Yoshihiko Fujiki had it all: a high-status job, a wife who adored his salary and company housing. Japan’s economic woes stripped all that from Fujiki: first the job, then the wife and finally his home. Only after he loses everything does Fujiki grasp the transience of success.

Living hand-to-mouth in a squalid apartment, it might not seem that Fujiki has much to lose. He knows better. As far as he has fallen, he can still far farther. Fujiki has seen his future and it’s bleak. 

Waking up stripped of his recent memories in an alien labyrinth still comes as a rude surprise. 



Fujiki is not alone: Ai Otomo, Eisuke Noroto, Fumiko Abe, Shigeta Funaoka, Takamichi Kato, Masaki Naramoto, Katsuya Tsurumi, Fujiki were also kidnapped and deposited in what turns out to be Australia’s isolated Bungle Bungle Range.

Their captors are nowhere to be seen. Instead, each player has a generic gaming computer which supplies each person with instructions.

The Bungle Bungle Range is surrounded by inhospitable terrain and the handset hint darkly at unspeakable punishments for players who try to escape the game. Having no choice, the players form four teams: AI and Fujiki, Naramoto, Abe and Tsurumi, Seno and Funaoka, and finally Noroto and Kato. Offered four enticements, the teams head off in the four directions.

The four starting caches on offer are:

  1. Food 
  2. Survival 
  3. Self-defence
  4. Information

Ai and Fujiki opt for the last. Although information isn’t as immediately useful as crossbow or a meal, the pair chose wisely. Even though much of what they are told is deliberately unclear, they know what deadly animals lurk in the Bungle Bungle, which caches are traps and most important, what prize the victor wins. Or rather does not lose.

Fujiki and his companions are playing for their lives. And only one will win.

~oOo~

Readers may be wondering if this is Battle Royale: Salaryman Edition. There are some important differences. The game is not sanctioned by the government. Whichever malevolent entrepreneurs are behind the game are careful to keep their identities secret, because the murderous game is very, very illegal. As well, most of the characters are not as sympathetic as a bunch of innocent schoolkids rounded up to kill each other (1).

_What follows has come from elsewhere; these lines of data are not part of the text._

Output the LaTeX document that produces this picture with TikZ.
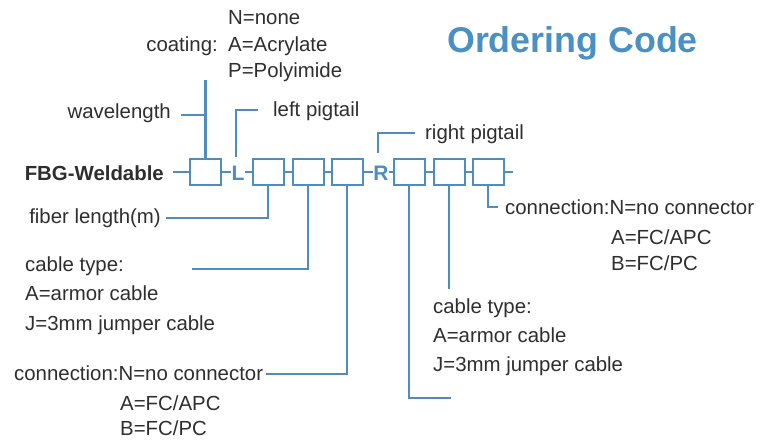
\documentclass[tikz,border=0pt]{standalone}
\usepackage{fontspec}
\setmainfont{Liberation Sans}
\definecolor{lineblue}{HTML}{4F8DBF}
\definecolor{titleblue}{HTML}{4A90C2}
\definecolor{txt}{HTML}{2E2E2E}
\begin{document}
\begin{tikzpicture}[x=1pt,y=-1pt,
  codebox/.style={draw=lineblue,line width=2pt,minimum width=31pt,minimum height=26pt,inner sep=0pt},
  conn/.style={draw=lineblue,line width=2.4pt},
  lbl/.style={text=txt,font=\fontsize{20.4}{24}\selectfont,inner sep=0pt},
  letter/.style={text=lineblue,font=\fontsize{21}{24}\selectfont\bfseries,inner sep=0pt}]
\useasboundingbox (0,0) rectangle (760,439);
% title
\node[anchor=base west,text=titleblue,font=\fontsize{35.8}{40}\selectfont\bfseries,inner sep=0pt] (title) at (447,52.5) {Ordering Code};
% main row
\node[anchor=base east,lbl,font=\fontsize{20.4}{24}\selectfont\bfseries] (fbg) at (164,180) {FBG-Weldable};
\node[codebox] (b1) at (205.5,172) {};
\node[letter,anchor=base] (L) at (238,180) {L};
\node[codebox] (b2) at (268,172) {};
\node[codebox] (b3) at (308,172) {};
\node[codebox] (b4) at (347,172) {};
\node[letter,anchor=base] (R) at (381,180) {R};
\node[codebox] (b5) at (409,172) {};
\node[codebox] (b6) at (449,172) {};
\node[codebox] (b7) at (488,172) {};
\coordinate (fbgend) at (173,172);
\coordinate (tail) at (513,172);
\draw[conn,line width=2pt] (fbgend) -- (b1.west);
\draw[conn,line width=2pt] (b1.east) -- (L.west|-b1.east);
\draw[conn,line width=2pt] (L.east|-b2.west) -- (b2.west);
\draw[conn,line width=2pt] (b2.east) -- (b3.west);
\draw[conn,line width=2pt] (b3.east) -- (b4.west);
\draw[conn,line width=2pt] (b4.east) -- (R.west|-b4.east);
\draw[conn,line width=2pt] (R.east|-b5.west) -- (b5.west);
\draw[conn,line width=2pt] (b5.east) -- (b6.west);
\draw[conn,line width=2pt] (b6.east) -- (b7.west);
\draw[conn,line width=2pt] (b7.east) -- (tail);
% coating / wavelength
\node[lbl,anchor=base east] (coat) at (218,51) {coating:};
\node[lbl,anchor=base west] (cN) at (228,24) {N=none};
\node[lbl,anchor=base west] (cA) at (228,51) {A=Acrylate};
\node[lbl,anchor=base west] (cP) at (228,77) {P=Polyimide};
\coordinate (coattop) at (205.5,80);
\draw[conn] (b1.north) -- (coattop);
\node[lbl,anchor=base east] (wave) at (171,118) {wavelength};
\coordinate (wavestart) at (181,115);
\draw[conn] (wavestart) -- (205.5,115);
% left pigtail
\node[lbl,anchor=base west] (lp) at (273,116) {left pigtail};
\coordinate (lpend) at (258,110);
\draw[conn] (236,157) -- (236,110) -- (lpend);
% right pigtail
\node[lbl,anchor=base west] (rp) at (425,139) {right pigtail};
\coordinate (rpend) at (415,133);
\draw[conn] (378,153) -- (378,133) -- (rpend);
% fiber length
\node[lbl,anchor=base east] (fl) at (161,223) {fiber length(m)};
\coordinate (flend) at (166,218);
\draw[conn] (b2.south) |- (flend);
% cable type left
\node[lbl,anchor=base west] (ct1) at (25,271) {cable type:};
\node[lbl,anchor=base west] (ct1a) at (25,300) {A=armor cable};
\node[lbl,anchor=base west] (ct1j) at (25,330) {J=3mm jumper cable};
\coordinate (ct1end) at (192,269);
\draw[conn] (b3.south) |- (ct1end);
% connection left
\node[lbl,anchor=base west] (cn1) at (14,380) {connection:N=no connector};
\node[lbl,anchor=base west] (cn1a) at (120,410) {A=FC/APC};
\node[lbl,anchor=base west] (cn1b) at (120,435) {B=FC/PC};
\coordinate (cn1end) at (266,374);
\draw[conn] (b4.south) |- (cn1end);
% right side
\coordinate (b5end) at (451,398);
\draw[conn] (b5.south) |- (b5end);
\coordinate (b6end) at (449,289);
\draw[conn] (b6.south) -- (b6end);
\node[lbl,anchor=base west] (ct2) at (433,313) {cable type:};
\node[lbl,anchor=base west] (ct2a) at (433,342) {A=armor cable};
\node[lbl,anchor=base west] (ct2j) at (433,371) {J=3mm jumper cable};
\coordinate (b7end) at (498,207);
\draw[conn] (b7.south) |- (b7end);
\node[lbl,anchor=base west] (cn2) at (505,214) {connection:N=no connector};
\node[lbl,anchor=base west] (cn2a) at (611,244) {A=FC/APC};
\node[lbl,anchor=base west] (cn2b) at (611,270) {B=FC/PC};
\end{tikzpicture}
\end{document}
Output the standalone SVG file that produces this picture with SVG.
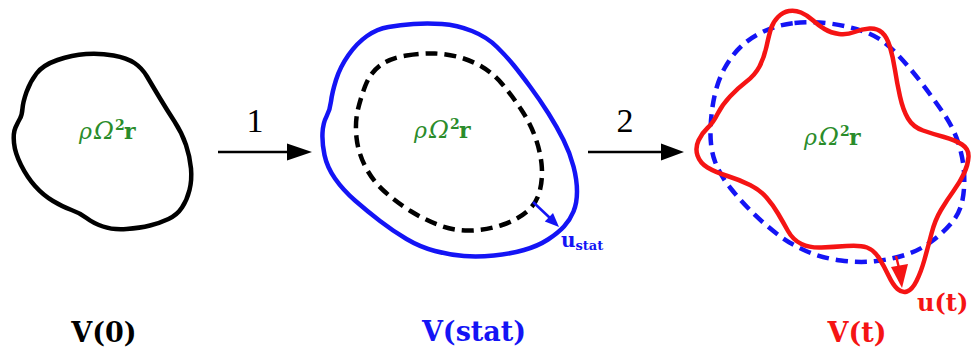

Judging by one passage in the novel, the author has some pretty confused ideas about how recently Australia was settled. I wonder if this is specific to Yusuke Kishi or if there’s a school of thought in Japan that Australia’s Aboriginal population only reached Australia in the last couple of thousand years?

I’ve only read two novels by this author but I get the sense he really is not the go-to author for comforting stories. Fujiki starts off stripped of wealth, status and the certainty he once know, and is then thrust into a situation where the choices seem to be between retaining civilized values and dying or surviving at the cost of becoming a killer. Either choice makes him a pawn of the people who orchestrated the game, who have carefully placed themselves well beyond the players’ reach. 

Even there, the author finds ways to strip Fujiki of what little certainty he has. By the books’ end, he is not sure which of his companions are fellow victims, which (if any) are there to push the deadly game along for the delectation of its intended audience. It’s possible he might survive but even he does, he will never get the answers he wants. Neither will the readers, so set your expectations accordingly.

The Crimson Labyrinth is available here (Amazon) and here (Chapters-Indigo).

Please direct corrections to jdnicoll at panix dot com

1: Some of the school kids in Battle Royale refuse to betray their principles and kill themselves rather than become killers. The Labyrinth’s recruiters seem to have avoided grabbing people with such crippling moral qualms.